Discover how the UI impacts the lives of Iowans border to border, river to river, at outreach.uiowa.edu.

If you had one thousand pounds of river trash, what would you build?

To anyone but David Williamson, the question posed by an Iowa Department of Natural Resources employee might have sounded absurd. But for the sculptor and recycling enthusiast, it sounded like a promising opportunity.

The UI arts graduate had been incorporating recycled materials into his work since the early 1970s, and jumped at the chance to partner with the DNR on its latest initiative: A Watershed Awareness River Expedition (Project AWARE).
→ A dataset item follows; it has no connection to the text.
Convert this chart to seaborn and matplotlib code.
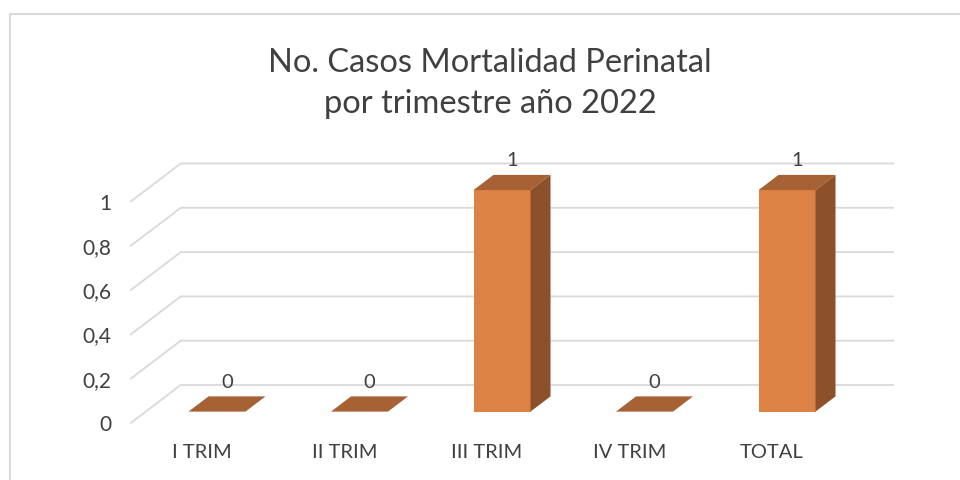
import numpy as np
import pandas as pd
import matplotlib
matplotlib.use("Agg")
import matplotlib.pyplot as plt
import seaborn as sns
from matplotlib.patches import Polygon
from matplotlib.lines import Line2D

# --- data ---
categories = ["I TRIM", "II TRIM", "III TRIM", "IV TRIM", "TOTAL"]
cases = [0, 0, 1, 0, 1]
y_ticks = [0, 0.2, 0.4, 0.6, 0.8, 1]
y_tick_labels = ["0", "0,2", "0,4", "0,6", "0,8", "1"]
title = "No. Casos Mortalidad Perinatal\npor trimestre año 2022"

# --- style ---
FRONT = "#DD8245"
TOP = "#A66134"
SIDE = "#8C512B"
GRID = "#D9D9D9"
TEXT = "#404040"

sns.set_theme(style="white")
plt.rcParams["font.family"] = ["Lato", "DejaVu Sans"]

# fake 3d depth (data units): full floor depth and bar depth
DX, DY = 0.351, 0.1716
BAR_FRAC, FRONT_FRAC = 0.4, 0.3
bdx, bdy = DX * BAR_FRAC, DY * BAR_FRAC
fdx, fdy = DX * FRONT_FRAC, DY * FRONT_FRAC
kdx, kdy = DX - fdx, DY - fdy

# axes placement in pixels: value 0 of the bar plane at y=411.6, 221.5 px per unit
PX_UNIT, ZERO_Y = 221.5, 411.6
YMIN, YMAX = -0.062, 1.2
bottom_px = ZERO_Y - YMIN * PX_UNIT
height_px = (YMAX - YMIN) * PX_UNIT

df = pd.DataFrame({"cat": categories, "n": cases})

fig = plt.figure(figsize=(9.6, 4.8), dpi=100)
ax = fig.add_axes([145.75 / 960, (480 - bottom_px) / 480, 712.5 / 960, height_px / 480])

sns.barplot(data=df, x="cat", y="n", color=FRONT, width=0.4,
            saturation=1, linewidth=0, ax=ax, zorder=3)

# gridlines (front edge -> back wall -> right)
x0, x1 = -0.5, len(categories) - 0.5
for v in y_ticks:
    ax.add_line(Line2D([x0 - fdx, x0 + kdx, x1 + kdx],
                       [v - fdy, v + kdy, v + kdy],
                       color=GRID, lw=1.3, clip_on=False, zorder=0))

# top and side faces
for i, p in enumerate(list(ax.patches)):
    xl, w, h = p.get_x(), p.get_width(), p.get_height()
    xr = xl + w
    top = [(xl, h), (xr, h), (xr + bdx, h + bdy), (xl + bdx, h + bdy)]
    ax.add_patch(Polygon(top, closed=True, fc=TOP, ec="none",
                         clip_on=False, zorder=4))
    if h > 0:
        side = [(xr, 0), (xr + bdx, bdy), (xr + bdx, h + bdy), (xr, h)]
        ax.add_patch(Polygon(side, closed=True, fc=SIDE, ec="none",
                             clip_on=False, zorder=4))
    ax.annotate(f"{cases[i]}", (xl + w / 2 + bdx / 2, h + bdy),
                xytext=(0, 4), textcoords="offset points",
                ha="center", va="bottom", fontsize=14.5, color=TEXT,
                annotation_clip=False)

ax.set_yticks([v - fdy for v in y_ticks], labels=y_tick_labels)
ax.set_xticks(np.arange(len(categories)) - fdx, labels=categories)
# limits last: set_*ticks would stretch them
ax.set_xlim(-0.5, len(categories) - 0.5)
ax.set_ylim(YMIN, YMAX)
ax.tick_params(axis="y", length=0, pad=25, labelsize=15, labelcolor=TEXT)
ax.tick_params(axis="x", length=0, pad=13.5, labelsize=14.5, labelcolor=TEXT)
ax.set_xlabel("")
ax.set_ylabel("")
for s in ax.spines.values():
    s.set_visible(False)
ax.patch.set_alpha(0)

# chart frame
fig.add_artist(Line2D([10 / 960, 10 / 960], [0, 1 - 14 / 480], color=GRID, lw=1.5))
fig.add_artist(Line2D([10 / 960, 1], [1 - 14 / 480, 1 - 14 / 480], color=GRID, lw=1.5))

fig.text(490 / 960, 1 - 83.5 / 480, title, ha="center", va="center",
         fontsize=23.5, color=TEXT, linespacing=1.48)

fig.savefig("out.png", dpi=100, facecolor="white")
Founded in 2003, Project AWARE invites volunteers from across the state to canoe 100 miles of Iowa rivers and collect discarded materials from bicycles to barrels. But when the river cleanup expedition first began, organizers were faced with a large problem. No one knew what the volunteers had accomplished.

Making meaningful metalwork

That’s where Williamson came in. For the past decade, Williamson has been telling the story of Project AWARE and honoring its participants through interactive metal working at the Iowa State Fair. Fairgoers of all ages, as well as those who took part in the river cleanup, partnered with Williamson to create castings, smelt recycled metal and hammer together sculptures that represent the spirit of Iowa and its waterways.

That first year, Williamson and his approximately 450 collaborators produced a 12-foot tall, half-ton sculpture resembling a canoe paddle. Since then, he and enthusiastic volunteers have created several more metal works and 5 sets of decorative security gates that adorn the west side of the Iowa State Fair DNR building.

Although Williamson won’t be back at the fair this year, having satisfied his joint goal with the DNR in creating a visible name for Project AWARE, his work continues to engage citizens.

“People are drawn to his art,” says Project AWARE director Lynette Seigley. “They’re amazed at how trash has been transformed into these beautiful sculptures.”